■ PROBLEM TO WORK ON ■
Make an exact copy of the data below, leaving out every picture.

— begin RAW DATA —

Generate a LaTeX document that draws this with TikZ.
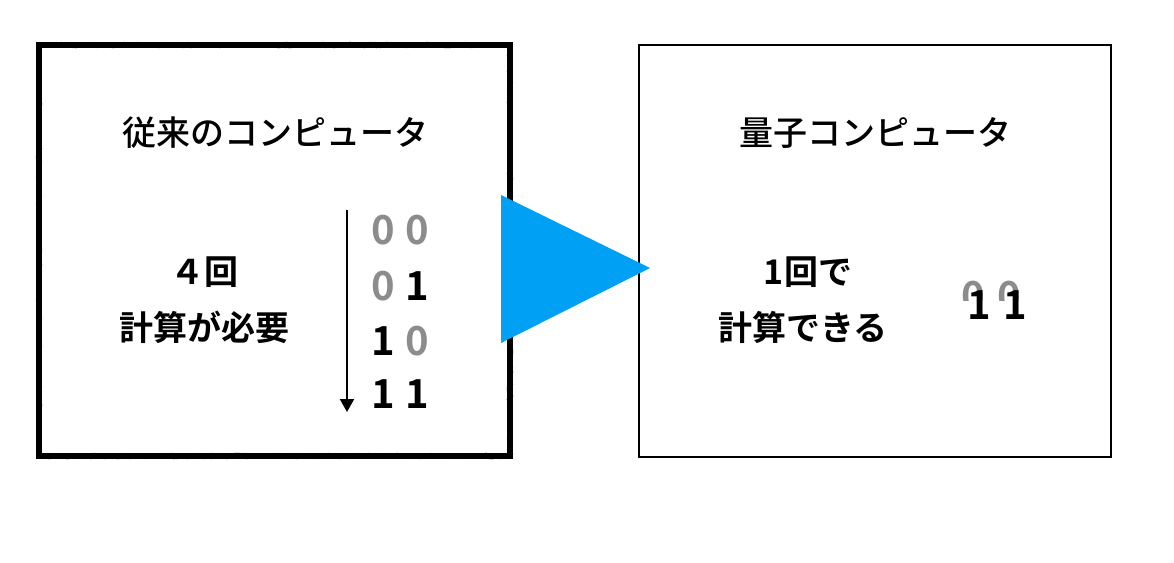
\documentclass[tikz,border=0pt]{standalone}
\usepackage{fontspec}
\setmainfont{Noto Sans CJK JP Medium}
\newfontfamily\bldfont{Noto Sans CJK JP Bold}
\usetikzlibrary{decorations.pathmorphing,arrows.meta}
\definecolor{tri}{HTML}{00A0F5}
\definecolor{dgray}{HTML}{8C8C8C}
\tikzset{
  ttl/.style={font=\fontsize{34}{40}\selectfont, inner sep=0pt, align=center},
  lbl/.style={font=\bldfont\fontsize{34}{40}\selectfont, inner sep=0pt, align=center},
  dig/.style={font=\bldfont\fontsize{40}{44}\selectfont, inner sep=0pt},
  rough/.style={decorate, decoration={random steps, segment length=2pt, amplitude=2.4pt}, line width=1.6pt, line join=round}
}
\begin{document}
\begin{tikzpicture}[x=1pt,y=-1pt]
\useasboundingbox (0,0) rectangle (1174,562);
% left rough box
\draw[line width=5.5pt] (39,45) rectangle (510,456);
\draw[rough] (39,45) rectangle (510,456);
\draw[rough] (39,45) rectangle (510,456);
\draw[rough] (39,45) rectangle (510,456);
\draw[rough] (39,45) rectangle (510,456);
% right box
\draw[line width=2.2pt] (639,45) rectangle (1111,457);
% triangle
\fill[tri] (501,195) -- (650,268) -- (501,343) -- cycle;
% titles
\node[ttl] (t1) at (275,133) {従来のコンピュータ};
\node[ttl] (t2) at (875,133) {量子コンピュータ};
\node[lbl] (l1) at (204,272) {４回};
\node[lbl] (l2) at (204,327) {計算が必要};
\node[lbl] (r1) at (808,272) {1回で};
\node[lbl] (r2) at (803,327) {計算できる};
% digit table
\coordinate (as) at (347,210);
\coordinate (ae) at (347,412);
\draw[line width=2.2pt, -{Triangle[length=13pt,width=14pt]}] (as) -- (ae);
\node[dig, text=dgray] (a1) at (383,230) {0};
\node[dig, text=dgray] (a2) at (417,230) {0};
\node[dig, text=dgray] (b1) at (383,286) {0};
\node[dig] (b2) at (417,286) {1};
\node[dig] (c1) at (383,341) {1};
\node[dig, text=dgray] (c2) at (417,341) {0};
\node[dig] (d1) at (383,394) {1};
\node[dig] (d2) at (417,394) {1};
% overlapped qubits
\begin{scope}
\clip (950,260) rectangle (1030,300);
\node[dig, text=dgray] (q1) at (973,296) {0};
\node[dig, text=dgray] (q2) at (1009,296) {0};
\end{scope}
\node[dig] (p1) at (979,305) {1};
\node[dig] (p2) at (1015,305) {1};
\end{tikzpicture}
\end{document}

— end RAW DATA —

■ EXERCISE RESULT ■
Generate a LaTeX document that draws this with TikZ.
\documentclass[tikz,border=0pt]{standalone}
\usepackage{fontspec}
\setmainfont{Noto Sans CJK JP Medium}
\newfontfamily\bldfont{Noto Sans CJK JP Bold}
\usetikzlibrary{decorations.pathmorphing,arrows.meta}
\definecolor{tri}{HTML}{00A0F5}
\definecolor{dgray}{HTML}{8C8C8C}
\tikzset{
  ttl/.style={font=\fontsize{34}{40}\selectfont, inner sep=0pt, align=center},
  lbl/.style={font=\bldfont\fontsize{34}{40}\selectfont, inner sep=0pt, align=center},
  dig/.style={font=\bldfont\fontsize{40}{44}\selectfont, inner sep=0pt},
  rough/.style={decorate, decoration={random steps, segment length=2pt, amplitude=2.4pt}, line width=1.6pt, line join=round}
}
\begin{document}
\begin{tikzpicture}[x=1pt,y=-1pt]
\useasboundingbox (0,0) rectangle (1174,562);
% left rough box
\draw[line width=5.5pt] (39,45) rectangle (510,456);
\draw[rough] (39,45) rectangle (510,456);
\draw[rough] (39,45) rectangle (510,456);
\draw[rough] (39,45) rectangle (510,456);
\draw[rough] (39,45) rectangle (510,456);
% right box
\draw[line width=2.2pt] (639,45) rectangle (1111,457);
% triangle
\fill[tri] (501,195) -- (650,268) -- (501,343) -- cycle;
% titles
\node[ttl] (t1) at (275,133) {従来のコンピュータ};
\node[ttl] (t2) at (875,133) {量子コンピュータ};
\node[lbl] (l1) at (204,272) {４回};
\node[lbl] (l2) at (204,327) {計算が必要};
\node[lbl] (r1) at (808,272) {1回で};
\node[lbl] (r2) at (803,327) {計算できる};
% digit table
\coordinate (as) at (347,210);
\coordinate (ae) at (347,412);
\draw[line width=2.2pt, -{Triangle[length=13pt,width=14pt]}] (as) -- (ae);
\node[dig, text=dgray] (a1) at (383,230) {0};
\node[dig, text=dgray] (a2) at (417,230) {0};
\node[dig, text=dgray] (b1) at (383,286) {0};
\node[dig] (b2) at (417,286) {1};
\node[dig] (c1) at (383,341) {1};
\node[dig, text=dgray] (c2) at (417,341) {0};
\node[dig] (d1) at (383,394) {1};
\node[dig] (d2) at (417,394) {1};
% overlapped qubits
\begin{scope}
\clip (950,260) rectangle (1030,300);
\node[dig, text=dgray] (q1) at (973,296) {0};
\node[dig, text=dgray] (q2) at (1009,296) {0};
\end{scope}
\node[dig] (p1) at (979,305) {1};
\node[dig] (p2) at (1015,305) {1};
\end{tikzpicture}
\end{document}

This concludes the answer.